— WHAT YOU NEED TO DO —
Copy out all lines that hold "this".

Collected data entries:
** Start **

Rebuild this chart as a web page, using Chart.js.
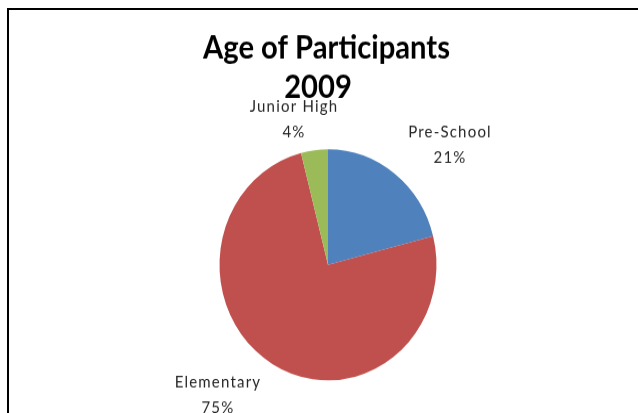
<!DOCTYPE html>
<html>
<head>
<meta charset="utf-8">
<script src="https://cdn.jsdelivr.net/npm/chart.js@4"></script>
<style>
  html, body { margin:0; padding:0; background:#fff; width:638px; height:413px; overflow:hidden; }
  #frame { position:absolute; left:7px; top:8px; width:640px; height:420px; border-top:2px solid #000; border-left:2px solid #000; box-sizing:border-box; }
  #wrap { position:absolute; left:0; top:0; width:638px; height:388px; transform:scaleY(1.0645); transform-origin:0 0; }
</style>
</head>
<body>
<div id="frame"></div>
<div id="wrap"><canvas id="c"></canvas></div>
<script>
const titleLines = ['Age of Participants', '2009'];
const categories = ['Pre-School', 'Elementary', 'Junior High'];
const values = [21, 75, 4];
const colors = ['#4F81BD', '#C0504D', '#9BBB59'];

const titlePlugin = {
  id: 'excelTitle',
  afterDraw(chart, args, opts) {
    const ctx = chart.ctx;
    ctx.save();
    ctx.fillStyle = '#000';
    ctx.textAlign = 'center';
    ctx.textBaseline = 'alphabetic';
    ctx.font = 'bold 30px Lato, sans-serif';
    const base = ctx.measureText(titleLines[0]).width;
    const sx = opts.width / base;
    titleLines.forEach((t, i) => {
      ctx.save();
      ctx.translate(opts.x[i], opts.baselines[i]);
      ctx.scale(sx, 1);
      ctx.fillText(t, 0, 0);
      ctx.restore();
    });
    ctx.restore();
  }
};

const labelPlugin = {
  id: 'pieLabels',
  afterDatasetsDraw(chart, args, opts) {
    const ctx = chart.ctx;
    const meta = chart.getDatasetMeta(0);
    const data = chart.data.datasets[0].data;
    const total = data.reduce((a, b) => a + b, 0);
    ctx.save();
    ctx.fillStyle = '#262626';
    ctx.textAlign = 'center';
    ctx.textBaseline = 'alphabetic';
    ctx.font = '15px Lato, sans-serif';
    ctx.letterSpacing = opts.letterSpacing;
    meta.data.forEach((arc, i) => {
      const p = arc.getProps(['x', 'y', 'startAngle', 'endAngle', 'outerRadius'], true);
      const mid = (p.startAngle + p.endAngle) / 2;
      const ax = p.x + Math.cos(mid) * p.outerRadius + opts.offsets[i][0];
      const ay = p.y + Math.sin(mid) * p.outerRadius + opts.offsets[i][1];
      const pct = Math.round(data[i] / total * 100) + '%';
      ctx.fillText(chart.data.labels[i], ax, ay);
      ctx.fillText(pct, ax, ay + opts.lineGap);
    });
    ctx.restore();
  }
};

new Chart(document.getElementById('c'), {
  type: 'pie',
  data: {
    labels: categories,
    datasets: [{ data: values, backgroundColor: colors, borderWidth: 0 }]
  },
  options: {
    responsive: true,
    maintainAspectRatio: false,
    animation: false,
    events: [],
    layout: { padding: { top: 140.3, bottom: 30.7, left: 219.5, right: 201.5 } },
    plugins: {
      legend: { display: false },
      title: { display: false },
      tooltip: { enabled: false },
      excelTitle: { x: [326.5, 318], baselines: [54.5, 92.1], width: 247 },
      pieLabels: {
        offsets: [[55.5, -33.7], [-54.8, 21.6], [-20.4, -36.3]],
        lineGap: 24,
        letterSpacing: '1.2px'
      }
    }
  },
  plugins: [titlePlugin, labelPlugin]
});
</script>
</body>
</html>
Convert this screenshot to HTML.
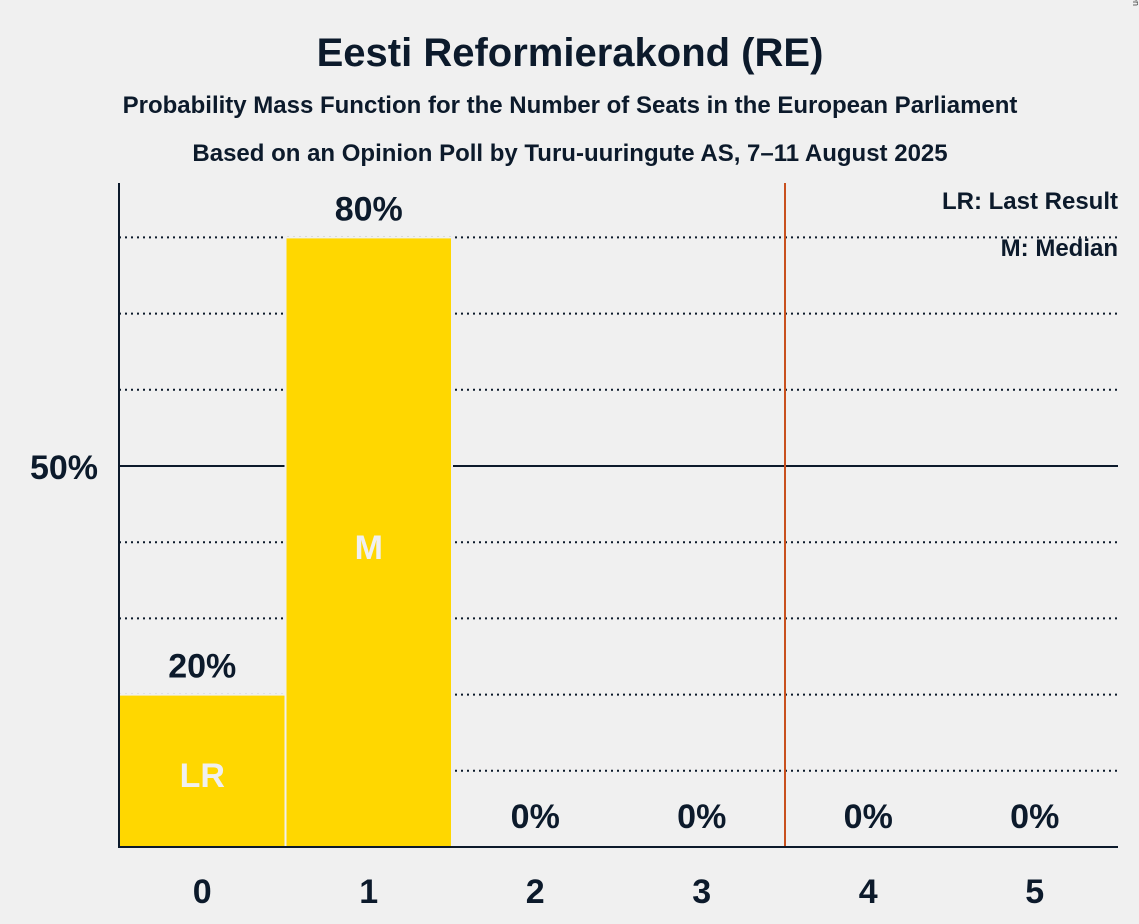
<!DOCTYPE html>
<html><head><meta charset="utf-8"><style>
body{margin:0;background:#f0f0f0;}
svg{display:block;font-family:"Liberation Sans",sans-serif;}
</style></head><body>
<svg id="c" width="1139" height="924" viewBox="0 0 1139 924">
<rect width="1139" height="924" fill="#f0f0f0"/>
<text x="570" y="66" text-anchor="middle" font-size="40" font-weight="bold" fill="#0c1a2b">Eesti Reformierakond (RE)</text>
<text x="570" y="113" text-anchor="middle" font-size="24" font-weight="bold" fill="#0c1a2b">Probability Mass Function for the Number of Seats in the European Parliament</text>
<text x="570" y="161" text-anchor="middle" font-size="24" font-weight="bold" fill="#0c1a2b">Based on an Opinion Poll by Turu-uuringute AS, 7–11 August 2025</text>
<text x="1133" y="6" transform="rotate(90 1133 6)" font-size="9" fill="#333" text-anchor="end" dx="0">© 2025 Filip van Laenen</text>
<g id="grid"></g>
<g id="bars"></g>
<line x1="785" y1="183" x2="785" y2="847" stroke="#c8501e" stroke-width="2"/>
<line x1="119" y1="183" x2="119" y2="848" stroke="#0c1a2b" stroke-width="2"/>
<line x1="118" y1="847" x2="1118" y2="847" stroke="#0c1a2b" stroke-width="2"/>
<text x="98" y="479" text-anchor="end" font-size="34" font-weight="bold" fill="#0c1a2b">50%</text>
<text x="1118" y="209" text-anchor="end" font-size="24" font-weight="bold" fill="#0c1a2b">LR: Last Result</text>
<text x="1118" y="256" text-anchor="end" font-size="24" font-weight="bold" fill="#0c1a2b">M: Median</text>
</svg>
<script>
const seats=[0,1,2,3,4,5];
const probs=[20,80,0,0,0,0];
const labels=["20%","80%","0%","0%","0%","0%"];
const inner=["LR","M","","","",""];
const x0=119,x1=1118,y0=847,ppp=7.62;
const bw=(x1-x0)/seats.length;
const xs=i=>x0+i*bw;
const ys=v=>y0-v*ppp;
const ns="http://www.w3.org/2000/svg";
const g=document.getElementById('grid'),b=document.getElementById('bars');
for(let v=10;v<=80;v+=10){
 const l=document.createElementNS(ns,'line');
 l.setAttribute('x1',x0);l.setAttribute('x2',x1);l.setAttribute('y1',ys(v));l.setAttribute('y2',ys(v));
 l.setAttribute('stroke','#0c1a2b');
 if(v===50){l.setAttribute('stroke-width','2');}else{l.setAttribute('stroke-width','2');l.setAttribute('stroke-dasharray','2 4');}
 
 
 g.appendChild(l);
}
seats.forEach((s,i)=>{
 const cx=xs(i)+bw/2;
 if(probs[i]>0){
  const r=document.createElementNS(ns,'rect');
  r.setAttribute('x',xs(i));r.setAttribute('y',ys(probs[i]));r.setAttribute('width',bw);r.setAttribute('height',y0-ys(probs[i]));
  r.setAttribute('fill','#ffd700');r.setAttribute('stroke','#f0f0f0');r.setAttribute('stroke-width','2');
  
  
  b.appendChild(r);
 }
 const t=document.createElementNS(ns,'text');
 t.setAttribute('x',cx);t.setAttribute('y',probs[i]>0?ys(probs[i])-17:y0-19);
 t.setAttribute('text-anchor','middle');t.setAttribute('font-size','34');t.setAttribute('font-weight','bold');t.setAttribute('fill','#0c1a2b');
 t.textContent=labels[i];
 
 
 b.appendChild(t);
 if(inner[i]){
  const m=document.createElementNS(ns,'text');
  m.setAttribute('x',cx);m.setAttribute('y',i===0?787:559);
  m.setAttribute('text-anchor','middle');m.setAttribute('font-size','34');m.setAttribute('font-weight','bold');m.setAttribute('fill','#f0f0f0');
  m.textContent=inner[i];
  
  
  b.appendChild(m);
 }
 const xt=document.createElementNS(ns,'text');
 xt.setAttribute('x',cx);xt.setAttribute('y',903);
 xt.setAttribute('text-anchor','middle');xt.setAttribute('font-size','34');xt.setAttribute('font-weight','bold');xt.setAttribute('fill','#0c1a2b');
 xt.textContent=s;
 
 
 b.appendChild(xt);
});
</script>
</body></html>
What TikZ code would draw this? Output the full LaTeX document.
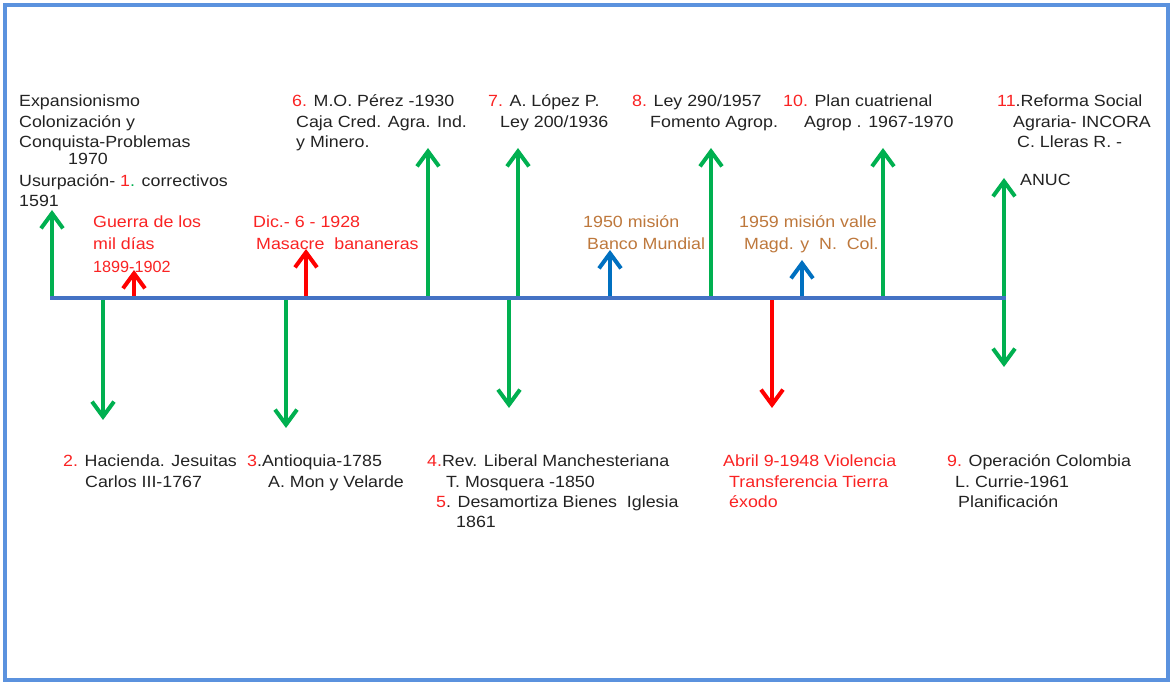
\documentclass[tikz,border=0pt]{standalone}
\usepackage{fontspec}
\setmainfont{Liberation Sans}[FakeStretch=1.1]
\newfontfamily\plainfont{Liberation Sans}
\usetikzlibrary{arrows.meta}
\definecolor{ink}{RGB}{35,35,35}
\definecolor{rtext}{RGB}{250,35,35}
\definecolor{btext}{RGB}{190,120,60}
\definecolor{garr}{RGB}{0,176,80}
\definecolor{rarr}{RGB}{255,0,0}
\definecolor{barr}{RGB}{0,112,192}
\definecolor{tline}{RGB}{68,114,196}
\definecolor{frameblue}{RGB}{91,146,222}
\newcommand{\rn}[1]{\textcolor{rtext}{#1}}
\tikzset{
  txt/.style={anchor=base west, inner sep=0pt, text=ink, font=\fontsize{16.2}{20}\selectfont},
  rtxt/.style={txt, text=rtext},
  btxt/.style={txt, text=btext},
  arr/.style={line width=4pt, -{Straight Barb[length=15pt,width=22pt]}},
  garrow/.style={arr, draw=garr},
  rarrow/.style={arr, draw=rarr},
  barrow/.style={arr, draw=barr},
  darrow/.style={line width=4pt, draw=garr, {Straight Barb[length=15pt,width=22pt]}-{Straight Barb[length=15pt,width=22pt]}},
  tl/.style={line width=4pt, draw=tline},
  border/.style={line width=4pt, draw=frameblue}
}
\begin{document}
\begin{tikzpicture}[x=1pt,y=-1pt]
\useasboundingbox (0,0) rectangle (1173,684);
\fill[white] (0,0) rectangle (1173,684);
\coordinate (F0) at (5,5);
\coordinate (F1) at (1168,680);
\draw[border] (F0) rectangle (F1);

% arrows
\coordinate (g1b) at (52,300);  \coordinate (g1t) at (52,210);
\coordinate (r1b) at (134,298); \coordinate (r1t) at (134,270);
\coordinate (r2b) at (306,298); \coordinate (r2t) at (306,249);
\coordinate (g6b) at (428,298); \coordinate (g6t) at (428,148);
\coordinate (g7b) at (518,298); \coordinate (g7t) at (518,148);
\coordinate (b1b) at (610,298); \coordinate (b1t) at (610,250);
\coordinate (g8b) at (711,298); \coordinate (g8t) at (711,148);
\coordinate (b2b) at (802,298); \coordinate (b2t) at (802,260);
\coordinate (g10b) at (883,298); \coordinate (g10t) at (883,148);
\coordinate (g11t) at (1004,178); \coordinate (g11d) at (1004,367);
\coordinate (g2b) at (103,298); \coordinate (g2t) at (103,420);
\coordinate (g3b) at (286,298); \coordinate (g3t) at (286,428);
\coordinate (g4b) at (509,298); \coordinate (g4t) at (509,408);
\coordinate (r3b) at (772,298); \coordinate (r3t) at (772,408);

\draw[garrow] (g1b) -- (g1t);
\draw[rarrow] (r1b) -- (r1t);
\draw[rarrow] (r2b) -- (r2t);
\draw[garrow] (g6b) -- (g6t);
\draw[garrow] (g7b) -- (g7t);
\draw[barrow] (b1b) -- (b1t);
\draw[garrow] (g8b) -- (g8t);
\draw[barrow] (b2b) -- (b2t);
\draw[garrow] (g10b) -- (g10t);
\draw[darrow] (g11t) -- (g11d);
\draw[garrow] (g2b) -- (g2t);
\draw[garrow] (g3b) -- (g3t);
\draw[garrow] (g4b) -- (g4t);
\draw[rarrow] (r3b) -- (r3t);

% timeline
\coordinate (L0) at (50,298);
\coordinate (L1) at (1006,298);
\draw[tl] (L0) -- (L1);

% block 1
\node[txt] (a1) at (19,107) {Expansionismo};
\node[txt] (a2) at (19,128) {Colonización y};
\node[txt] (a3) at (19,148) {Conquista-Problemas};
\node[txt] (a4) at (68,165) {1970};
\node[txt] (a5) at (19,187) {Usurpación- \rn{1}\textcolor{garr}{.} correctivos};
\node[txt] (a6) at (19,207) {1591};

% red upper labels
\node[rtxt] (gu1) at (93,228) {Guerra de los};
\node[rtxt] (gu2) at (93,250) {mil días};
\node[rtxt, font=\plainfont\fontsize{16.2}{20}\selectfont] (gu3) at (93,273) {1899-1902};
\node[rtxt] (di1) at (253,228) {Dic.- 6 - 1928};
\node[rtxt] (di2) at (256,250) {Masacre\ \ bananeras};

% top labels
\node[txt] (p1) at (292,107) {\rn{6.} M.O. Pérez -1930};
\node[txt] (p2) at (296,128) {Caja Cred. Agra. Ind.};
\node[txt] (p3) at (296,148) {y Minero.};
\node[txt] (l1) at (488,107) {\rn{7.} A. López P.};
\node[txt] (l2) at (500,128) {Ley 200/1936};
\node[txt] (y1) at (632,107) {\rn{8.} Ley 290/1957};
\node[txt] (y2) at (650,128) {Fomento Agrop.};
\node[txt] (c1) at (783,107) {\rn{10.} Plan cuatrienal};
\node[txt] (c2) at (804,128) {Agrop . 1967-1970};
\node[txt] (s1) at (997,107) {\rn{11}.Reforma Social};
\node[txt] (s2) at (1013,128) {Agraria- INCORA};
\node[txt] (s3) at (1017,148) {C. Lleras R. -};
\node[txt] (s4) at (1020,186) {ANUC};

% brown labels
\node[btxt] (m1) at (583,228) {1950 misión};
\node[btxt] (m2) at (587,250) {Banco Mundial};
\node[btxt] (v1) at (739,228) {1959 misión valle};
\node[btxt] (v2) at (744,250) {Magd. y\ \ N.\ \ Col.};

% bottom labels
\node[txt] (h1) at (63,466) {\rn{2.} Hacienda. Jesuitas};
\node[txt] (h2) at (85,487) {Carlos III-1767};
\node[txt] (an1) at (247,466) {\rn{3}.Antioquia-1785};
\node[txt] (an2) at (268,487) {A. Mon y Velarde};
\node[txt] (rv1) at (427,466) {\rn{4.}Rev. Liberal Manchesteriana};
\node[txt] (rv2) at (446,487) {T. Mosquera -1850};
\node[txt] (rv3) at (436,507) {\rn{5}. Desamortiza Bienes\ \ Iglesia};
\node[txt] (rv4) at (456,527) {1861};
\node[rtxt] (ab1) at (723,466) {Abril 9-1948 Violencia};
\node[rtxt] (ab2) at (729,487) {Transferencia Tierra};
\node[rtxt] (ab3) at (729,507) {éxodo};
\node[txt] (op1) at (947,466) {\rn{9.} Operación Colombia};
\node[txt] (op2) at (955,487) {L. Currie-1961};
\node[txt] (op3) at (958,507) {Planificación};
\end{tikzpicture}
\end{document}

** End **

— EXPECTED ANSWER —
Rebuild this chart as a web page, using Chart.js.
Convert this screenshot to HTML.
What TikZ code would draw this? Output the full LaTeX document.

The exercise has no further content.